SHORT PROBLEM:
Retype, please, the listing from its opening line through the line that contains "['#5975A4', '#CC8963', '#5F9E6E', '#B55D60'];", both included, without the pictures.
****
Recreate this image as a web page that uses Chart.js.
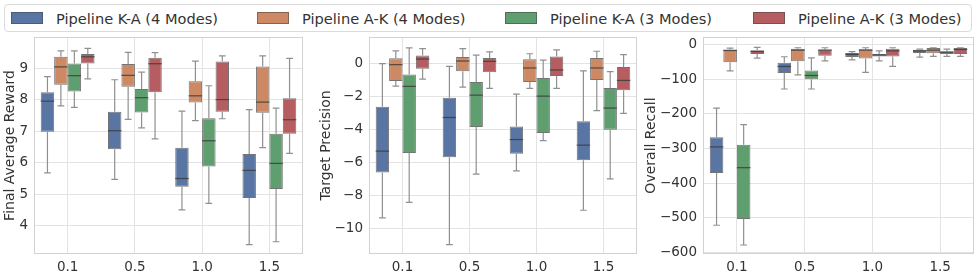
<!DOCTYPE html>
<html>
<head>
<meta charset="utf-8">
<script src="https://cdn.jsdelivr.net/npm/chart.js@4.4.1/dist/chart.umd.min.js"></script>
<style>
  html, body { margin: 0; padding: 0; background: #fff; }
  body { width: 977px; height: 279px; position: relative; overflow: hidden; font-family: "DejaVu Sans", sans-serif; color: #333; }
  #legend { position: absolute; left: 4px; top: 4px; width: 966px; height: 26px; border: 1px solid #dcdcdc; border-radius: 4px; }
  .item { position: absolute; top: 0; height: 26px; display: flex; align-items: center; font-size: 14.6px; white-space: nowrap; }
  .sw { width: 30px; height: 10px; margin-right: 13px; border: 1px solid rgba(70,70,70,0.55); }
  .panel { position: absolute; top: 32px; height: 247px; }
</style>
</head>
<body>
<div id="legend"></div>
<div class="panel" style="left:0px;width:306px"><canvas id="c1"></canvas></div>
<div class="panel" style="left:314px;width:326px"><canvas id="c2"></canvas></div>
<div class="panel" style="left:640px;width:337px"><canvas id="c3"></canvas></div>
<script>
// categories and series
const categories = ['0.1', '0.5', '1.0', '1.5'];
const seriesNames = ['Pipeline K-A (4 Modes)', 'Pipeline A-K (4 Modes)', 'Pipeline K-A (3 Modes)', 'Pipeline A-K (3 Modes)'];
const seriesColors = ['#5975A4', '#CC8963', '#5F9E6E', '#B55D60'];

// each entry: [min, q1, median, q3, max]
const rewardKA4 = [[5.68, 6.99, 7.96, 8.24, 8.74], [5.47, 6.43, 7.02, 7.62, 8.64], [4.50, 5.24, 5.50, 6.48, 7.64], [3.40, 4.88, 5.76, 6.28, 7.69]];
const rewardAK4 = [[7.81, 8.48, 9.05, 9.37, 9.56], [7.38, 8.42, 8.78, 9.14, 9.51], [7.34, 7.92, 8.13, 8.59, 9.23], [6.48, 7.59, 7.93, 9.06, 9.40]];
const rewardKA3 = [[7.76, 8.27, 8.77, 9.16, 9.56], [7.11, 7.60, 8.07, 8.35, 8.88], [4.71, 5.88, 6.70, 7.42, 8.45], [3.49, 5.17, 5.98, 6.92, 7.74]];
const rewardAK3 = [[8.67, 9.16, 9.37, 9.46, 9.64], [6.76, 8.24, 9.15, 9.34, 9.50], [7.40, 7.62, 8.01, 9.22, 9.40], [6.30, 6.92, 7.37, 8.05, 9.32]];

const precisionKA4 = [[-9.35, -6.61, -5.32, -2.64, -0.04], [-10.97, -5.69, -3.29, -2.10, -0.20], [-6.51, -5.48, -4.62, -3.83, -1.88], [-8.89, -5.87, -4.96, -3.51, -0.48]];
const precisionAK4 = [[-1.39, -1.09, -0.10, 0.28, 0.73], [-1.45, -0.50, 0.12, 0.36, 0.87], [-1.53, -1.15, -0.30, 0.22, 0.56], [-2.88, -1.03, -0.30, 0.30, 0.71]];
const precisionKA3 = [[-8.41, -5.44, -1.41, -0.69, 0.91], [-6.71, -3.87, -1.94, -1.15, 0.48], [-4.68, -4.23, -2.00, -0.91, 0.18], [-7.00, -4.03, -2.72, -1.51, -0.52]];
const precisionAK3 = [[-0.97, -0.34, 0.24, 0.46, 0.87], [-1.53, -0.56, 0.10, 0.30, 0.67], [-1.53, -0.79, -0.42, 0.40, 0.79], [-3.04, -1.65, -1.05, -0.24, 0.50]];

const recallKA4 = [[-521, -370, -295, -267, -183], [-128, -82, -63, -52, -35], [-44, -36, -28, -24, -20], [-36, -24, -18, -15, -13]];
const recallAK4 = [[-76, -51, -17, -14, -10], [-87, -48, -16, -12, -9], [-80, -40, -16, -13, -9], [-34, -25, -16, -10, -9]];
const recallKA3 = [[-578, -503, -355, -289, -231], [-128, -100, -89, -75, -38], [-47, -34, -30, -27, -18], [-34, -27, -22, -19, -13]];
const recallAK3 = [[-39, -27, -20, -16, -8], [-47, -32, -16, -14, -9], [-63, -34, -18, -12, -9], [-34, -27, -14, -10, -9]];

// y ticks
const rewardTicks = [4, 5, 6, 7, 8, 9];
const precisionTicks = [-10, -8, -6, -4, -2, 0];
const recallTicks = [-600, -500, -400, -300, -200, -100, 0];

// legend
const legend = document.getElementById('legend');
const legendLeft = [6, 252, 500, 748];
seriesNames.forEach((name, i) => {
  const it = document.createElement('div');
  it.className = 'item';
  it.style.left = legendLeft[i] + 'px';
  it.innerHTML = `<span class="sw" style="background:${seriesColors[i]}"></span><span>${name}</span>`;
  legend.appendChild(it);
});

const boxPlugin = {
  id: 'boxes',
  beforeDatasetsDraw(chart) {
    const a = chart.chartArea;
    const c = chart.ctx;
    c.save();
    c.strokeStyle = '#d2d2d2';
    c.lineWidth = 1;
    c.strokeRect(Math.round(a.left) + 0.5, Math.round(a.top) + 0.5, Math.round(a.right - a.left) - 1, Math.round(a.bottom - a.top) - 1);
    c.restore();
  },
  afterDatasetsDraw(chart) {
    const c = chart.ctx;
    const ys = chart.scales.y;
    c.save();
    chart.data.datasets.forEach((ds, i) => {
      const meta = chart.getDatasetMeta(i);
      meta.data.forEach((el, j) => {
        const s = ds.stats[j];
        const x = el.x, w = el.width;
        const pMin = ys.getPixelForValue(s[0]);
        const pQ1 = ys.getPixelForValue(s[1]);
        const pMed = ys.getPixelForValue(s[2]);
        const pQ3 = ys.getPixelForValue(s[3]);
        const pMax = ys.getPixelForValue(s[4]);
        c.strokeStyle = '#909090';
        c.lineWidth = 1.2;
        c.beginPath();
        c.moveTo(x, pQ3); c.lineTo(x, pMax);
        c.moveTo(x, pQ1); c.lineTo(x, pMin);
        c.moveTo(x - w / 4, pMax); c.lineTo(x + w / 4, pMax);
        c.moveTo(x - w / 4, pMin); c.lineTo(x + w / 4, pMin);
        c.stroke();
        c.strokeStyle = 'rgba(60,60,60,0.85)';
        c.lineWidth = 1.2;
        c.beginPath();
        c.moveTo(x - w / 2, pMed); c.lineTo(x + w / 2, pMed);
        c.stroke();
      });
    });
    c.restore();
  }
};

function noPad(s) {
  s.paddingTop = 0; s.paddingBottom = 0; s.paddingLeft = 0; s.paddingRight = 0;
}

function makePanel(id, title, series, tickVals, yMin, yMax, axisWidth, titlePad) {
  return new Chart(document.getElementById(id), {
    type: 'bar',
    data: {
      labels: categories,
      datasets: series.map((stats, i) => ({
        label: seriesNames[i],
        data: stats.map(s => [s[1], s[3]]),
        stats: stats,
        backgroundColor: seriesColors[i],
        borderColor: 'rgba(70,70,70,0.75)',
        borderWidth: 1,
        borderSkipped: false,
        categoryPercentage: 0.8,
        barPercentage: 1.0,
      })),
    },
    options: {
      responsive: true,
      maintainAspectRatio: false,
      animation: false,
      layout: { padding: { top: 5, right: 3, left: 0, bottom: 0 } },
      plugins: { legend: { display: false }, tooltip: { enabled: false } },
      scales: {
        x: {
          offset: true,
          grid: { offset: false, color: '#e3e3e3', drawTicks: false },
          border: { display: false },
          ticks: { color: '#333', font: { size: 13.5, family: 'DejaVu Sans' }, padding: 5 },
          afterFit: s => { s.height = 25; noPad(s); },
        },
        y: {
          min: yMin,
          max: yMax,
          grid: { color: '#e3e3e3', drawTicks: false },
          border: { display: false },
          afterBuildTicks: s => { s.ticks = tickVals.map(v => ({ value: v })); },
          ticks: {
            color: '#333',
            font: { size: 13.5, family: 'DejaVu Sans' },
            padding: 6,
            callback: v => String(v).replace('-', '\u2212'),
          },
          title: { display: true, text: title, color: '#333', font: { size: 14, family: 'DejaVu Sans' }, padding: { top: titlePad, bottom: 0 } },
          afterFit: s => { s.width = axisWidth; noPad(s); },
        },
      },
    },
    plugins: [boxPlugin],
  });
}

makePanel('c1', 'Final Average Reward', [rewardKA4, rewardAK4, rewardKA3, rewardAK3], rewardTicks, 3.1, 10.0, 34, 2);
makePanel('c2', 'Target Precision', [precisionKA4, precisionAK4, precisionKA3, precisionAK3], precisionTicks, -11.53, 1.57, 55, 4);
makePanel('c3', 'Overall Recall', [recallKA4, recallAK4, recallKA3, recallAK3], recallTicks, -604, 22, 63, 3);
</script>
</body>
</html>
****
THE SOLUTION:
Recreate this image as a web page that uses Chart.js.
<!DOCTYPE html>
<html>
<head>
<meta charset="utf-8">
<script src="https://cdn.jsdelivr.net/npm/chart.js@4.4.1/dist/chart.umd.min.js"></script>
<style>
  html, body { margin: 0; padding: 0; background: #fff; }
  body { width: 977px; height: 279px; position: relative; overflow: hidden; font-family: "DejaVu Sans", sans-serif; color: #333; }
  #legend { position: absolute; left: 4px; top: 4px; width: 966px; height: 26px; border: 1px solid #dcdcdc; border-radius: 4px; }
  .item { position: absolute; top: 0; height: 26px; display: flex; align-items: center; font-size: 14.6px; white-space: nowrap; }
  .sw { width: 30px; height: 10px; margin-right: 13px; border: 1px solid rgba(70,70,70,0.55); }
  .panel { position: absolute; top: 32px; height: 247px; }
</style>
</head>
<body>
<div id="legend"></div>
<div class="panel" style="left:0px;width:306px"><canvas id="c1"></canvas></div>
<div class="panel" style="left:314px;width:326px"><canvas id="c2"></canvas></div>
<div class="panel" style="left:640px;width:337px"><canvas id="c3"></canvas></div>
<script>
// categories and series
const categories = ['0.1', '0.5', '1.0', '1.5'];
const seriesNames = ['Pipeline K-A (4 Modes)', 'Pipeline A-K (4 Modes)', 'Pipeline K-A (3 Modes)', 'Pipeline A-K (3 Modes)'];
const seriesColors = ['#5975A4', '#CC8963', '#5F9E6E', '#B55D60'];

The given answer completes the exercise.